Some measure of privacy is also important to human dignity and autonomy. The most immediately obvious form this interest takes is in the ability to act anonymously. Requiring a license to use email, for example, would offend this interest. One also has a privacy interest in keeping certain communications secret -- people who use encryption to communicate with each other are exercising this interest. Finally, there is a privacy interest in avoiding the collection of large quantities of data on individuals without some form of accountability. Those who hold information about you have some responsibility to use it properly.

economics

spam as wasteful advertising
destructive self-help
costly arms races

Spam costs society money. A good solution will cost less than the problem. At root, the economic problem of spam is that it results in small gains for the spammer at huge cost to recipients. It is thus a form of advertising that destroys wealth. Many of the responses to spam (especially some of the technical ones) are also net negatives; in the process of driving spammers away, some systems cause slowdowns for third parties or openly harm other computer systems. Where these responses are incorrectly targeted (as in a successful joe-job), the damage is even worse. Spam also induces classic arms race behavior, in which spammers and anti-spammers spent large quantities of time and money coming up with new technical measures and countermeasures. Collectively, the fight goes nowhere; all the resources spent on it are pure waste.

architecture

end-to-end values
transition problems

Finally, the Internet does certain things extremely well. It would be unfortunate to sacrifice those virtues for a temporary gain in the fight against spam. Currently, the architecture of the Internet is broadly end-to-end. This structure supports innovation at the endpoints, provides for cheap and commoditized infrastructure, and hinders monopoly control of Internet resources. It would also be unfortunate, verging on impracticable, if the shift to an anti-spam architecture were too disruptive, regardless of how idyllic the end state would be. Solutions that require every email user to upgrade his or her email client, for example, are nonstarters in the near-to-medium term.

technical responses

Next, we consider anti-spam techniques that involve technological methods. These techniques try to make spaming harder or anti-spamming easier as a technical matter.

basic technical tools

clients vs. servers
challenge-response
data aggregation
{black|white}listing

These are the basic primitives from which most technical solutions are built. Technical solutions could be implemented by email clients, email servers, or both. A challenge-response system requires the sender of a message to provide further information in response to a challenge issued by the recipient; typically such systems are designed with the hopes that spammers will have a harder time successfully responding than legitimate senders will.
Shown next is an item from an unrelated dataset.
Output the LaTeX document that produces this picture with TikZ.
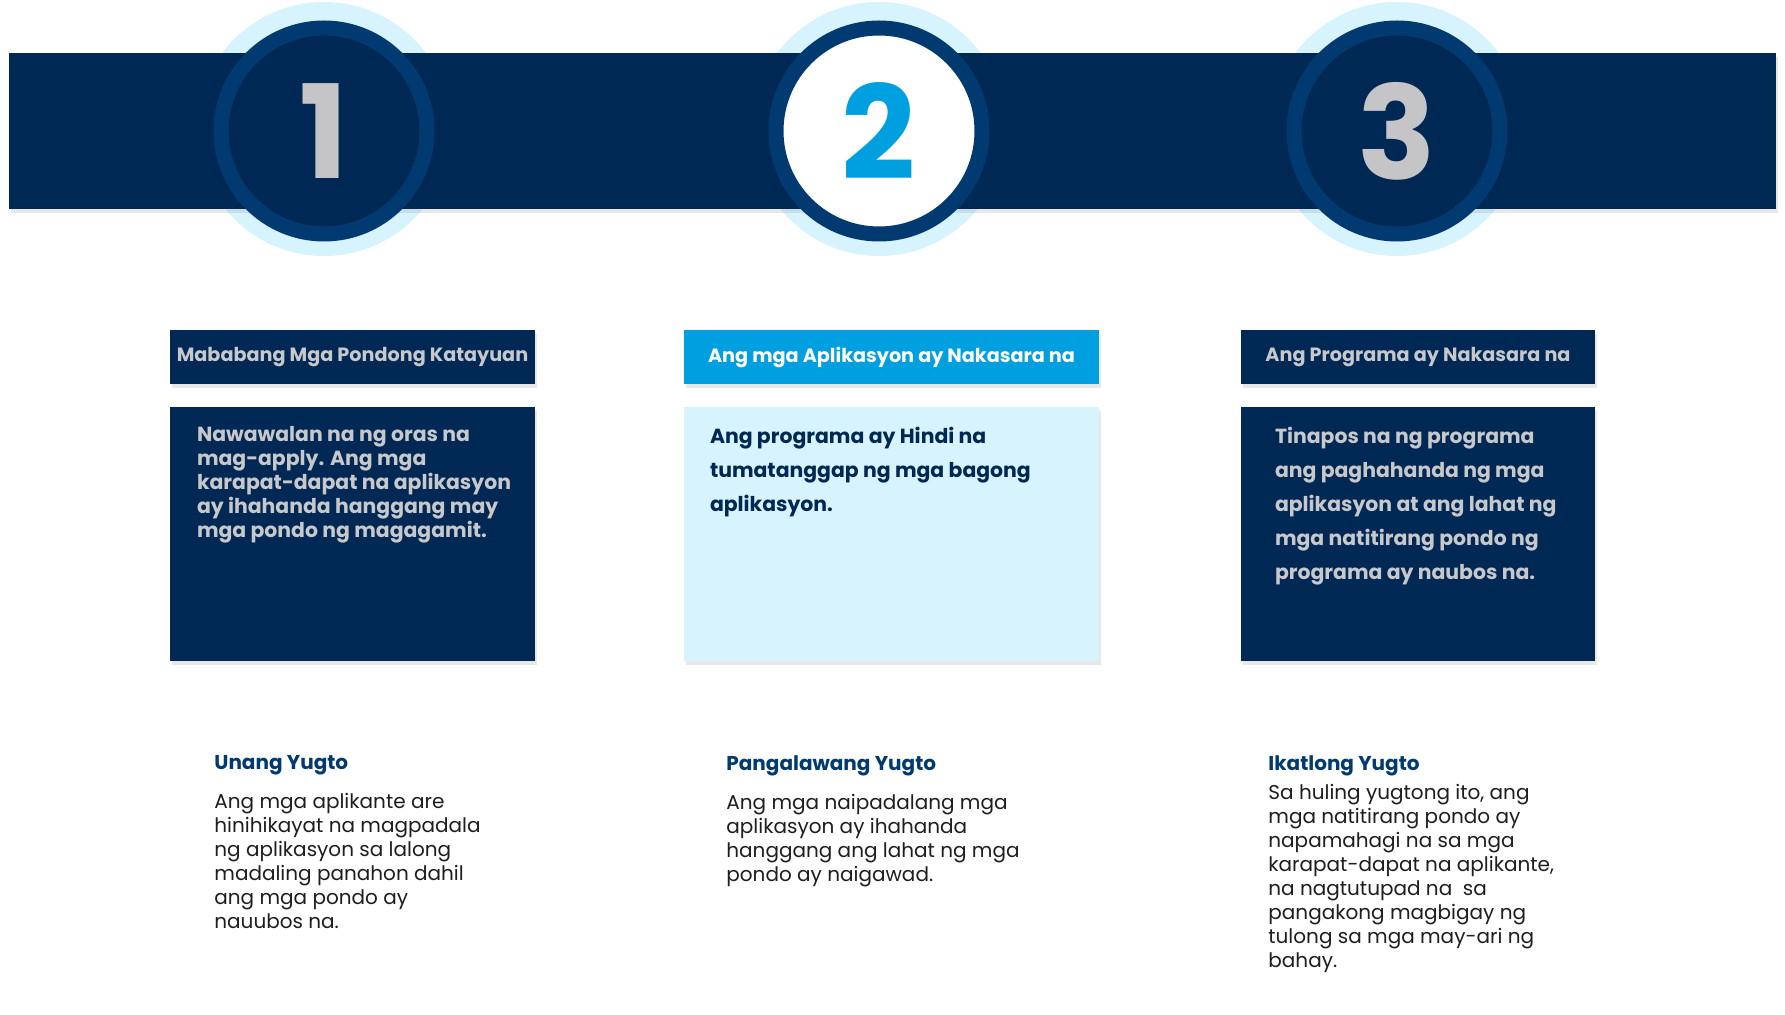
\documentclass[tikz,border=0pt]{standalone}
\usepackage{fontspec}
\setmainfont{Poppins}
\usepackage{xcolor}
\usetikzlibrary{positioning,shadows}
\definecolor{navy}{HTML}{002855}
\definecolor{ringblue}{HTML}{003A70}
\definecolor{halo}{HTML}{D7F3FD}
\definecolor{sky}{HTML}{009FE0}
\definecolor{digitgray}{HTML}{C5C4C6}
\definecolor{textgray}{HTML}{C8C8CA}
\definecolor{inkblack}{HTML}{1E1E1E}

\begin{document}
\begin{tikzpicture}[x=0.5pt,y=-0.5pt,
  softshadow/.style={drop shadow={opacity=0.18,shadow xshift=1pt,shadow yshift=-2pt}},
  ringnode/.style={circle,minimum size=103pt,inner sep=0pt,draw=ringblue,line width=7.5pt,
    font=\bfseries\fontsize{65}{65}\selectfont},
  hdr/.style={minimum height=27pt,inner sep=0pt,softshadow,font=\bfseries\fontsize{9.6}{11}\selectfont},
  card/.style={minimum height=127pt,inner sep=0pt,softshadow},
  cardtext/.style={anchor=north west,inner sep=0pt,align=left,font=\bfseries\fontsize{10.2}{12}\selectfont},
  stagehead/.style={anchor=north west,inner sep=0pt,text=ringblue,font=\bfseries\fontsize{10}{12}\selectfont},
  stagetext/.style={anchor=north west,inner sep=0pt,align=left,text=inkblack,font=\fontsize{10}{12}\selectfont}]
\useasboundingbox[fill=white](0,0)rectangle(1785,1015);
\fill[halo](324,129)circle(63.5pt) (879,129)circle(63.5pt) (1397,129)circle(63.5pt);
\fill[navy,softshadow](9,53)rectangle(1776,209);
\node[ringnode,fill=navy,text=digitgray](c1)at(324,131){1};
\node[ringnode,fill=white,text=sky](c2)at(879,131){2};
\node[ringnode,fill=navy,text=digitgray](c3)at(1397,131){3};

\node[hdr,fill=navy,text=textgray,minimum width=182.5pt](h1)at(352.5,357){Mababang Mga Pondong Katayuan};
\node[hdr,fill=sky,text=white,minimum width=207.5pt](h2)at(891.5,357){Ang mga Aplikasyon ay Nakasara na};
\node[hdr,fill=navy,text=textgray,minimum width=177pt](h3)at(1418,357){Ang Programa ay Nakasara na};

\node[card,fill=navy,minimum width=182.5pt,below=11pt of h1](b1){};
\node[card,fill=halo,minimum width=207.5pt,below=11pt of h2](b2){};
\node[card,fill=navy,minimum width=177pt,below=11pt of h3](b3){};

\node[cardtext,text=textgray]at([xshift=13.5pt,yshift=-10pt]b1.north west){Nawawalan na ng oras na\\mag-apply. Ang mga\\karapat-dapat na aplikasyon\\ay ihahanda hanggang may\\mga pondo ng magagamit.};
\node[cardtext,text=navy,font=\bfseries\fontsize{10.2}{17}\selectfont]at([xshift=13pt,yshift=-10pt]b2.north west){Ang programa ay Hindi na\\tumatanggap ng mga bagong\\aplikasyon.};
\node[cardtext,text=textgray,font=\bfseries\fontsize{10.2}{17}\selectfont]at([xshift=17pt,yshift=-10pt]b3.north west){Tinapos na ng programa\\ang paghahanda ng mga\\aplikasyon at ang lahat ng\\mga natitirang pondo ng\\programa ay naubos na.};

\node[stagehead](s1)at(214,755){Unang Yugto};
\node[stagehead](s2)at(726,755){Pangalawang Yugto};
\node[stagehead](s3)at(1268,755){Ikatlong Yugto};
\node[stagetext,below=9pt of s1.south west,anchor=north west]{Ang mga aplikante are\\hinihikayat na magpadala\\ng aplikasyon sa lalong\\madaling panahon dahil\\ang mga pondo ay\\nauubos na.};
\node[stagetext,below=9pt of s2.south west,anchor=north west]{Ang mga naipadalang mga\\aplikasyon ay ihahanda\\hanggang ang lahat ng mga\\pondo ay naigawad.};
\node[stagetext,below=4pt of s3.south west,anchor=north west]{Sa huling yugtong ito, ang\\mga natitirang pondo ay\\napamahagi na sa mga\\karapat-dapat na aplikante,\\na nagtutupad na\ \ sa\\pangakong magbigay ng\\tulong sa mga may-ari ng\\bahay.};
\end{tikzpicture}
\end{document}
Data aggregation involves pooling information from many sources (most often, many recipients) to develop profiles of spam messages and spam senders for easier future recognition. Blacklisting is the process of preparing a known list of spam senders from whom all messages will be rejected; whitelisting, its opposite, is the process of preparing a known list of senders who are not spammers from whom all messages will be accepted.

sender identification

identifying clients
identifying servers

Sender identification techniques involve adding information to email such that a client or a server in some sense "proves" that it is not a spammer. A third party may be invited to vouch for its bona fides, the user may know that the sender is trustworthy from previous interactions, or the sender may take some action indicating a real-life identity subject to sanction if the message turns out to be spam.

filtering

headers
keywords
fingerprints
machine learning

Filtering systems rely on identifying characteristics of particular messages to flag them as spam or non-spam. At the most basic level, filters can examine the headers -- who sent the email, what system relayed it, what email client produced it, and so on. The next level of filtering involves searching for particular spam-suggesting keywords, such as the names of certain prescription drugs. Some systems take a hash value of entire messages to establish a baseline of known spams (although the value of this technique has been severely degraded by advances in spam-sending programs). Other systems, such as the filters used by many major ISPs, use sophisticated AI techniques to "learn" the characteristics of spam and to predict whether a new message is likely to be spam or not.

pay-to-send

pay with attention
pay with cycles
pay with money

Pay-to-send systems force a sender to provide proof that it has "paid" for a message in one of a number of currencies. In so doing, they attempt to shift some of the costs of spam back on to senders. They often use sender identification or challenge-response techniques at an implementation level. One technique used increasingly for web authentication is payment with attention; the sender is required (at first contact) to provide proof that a human has looked at the email, typically by typing in some text obfuscated to make it non-computer-readable. Payment with cycles is a cryptographic technique that forces the sender to spend a certain amount of processing time to send a message (greater than the amount of time required for the recipient to handle it); the goal is to make bulk emailing slower, and thus less profitable for spammers. Finally, some proposals involve actual proof of payment with money, as by requiring the electronic transfer of money from sender to recipient to send a message.

legal responses

Finally, we discuss the structure of possible legal responses to spam.

basic legal concerns

jurisdictional limits
conflicting definitions
deference or preemption

Because spam is a nonlocal problem, the usual legal questions inherent to nonlocal regulations arise. How far can any one jurisdiction's prescriptive authority extend? What happens when different jurisdictions pass mutually-incompatible mandates? Should larger jurisdictions (e.g. the United States) defer to the laws of smaller ones (e.g. the fifty states) or preempt them? These questions are not unique to spam.

legal responses

punish spammers harder
track down spammers
punish beneficiaries of spam
technical mandates
recruit private-sector allies
do-not-email

By "recruit private-sector allies" we are thinking of systems that invite individuals and entities to sue spammers or to help in locating them. Private-attorney-general and civil-cause-of-action statutes help do the former; bounties for finding spammers do the latter.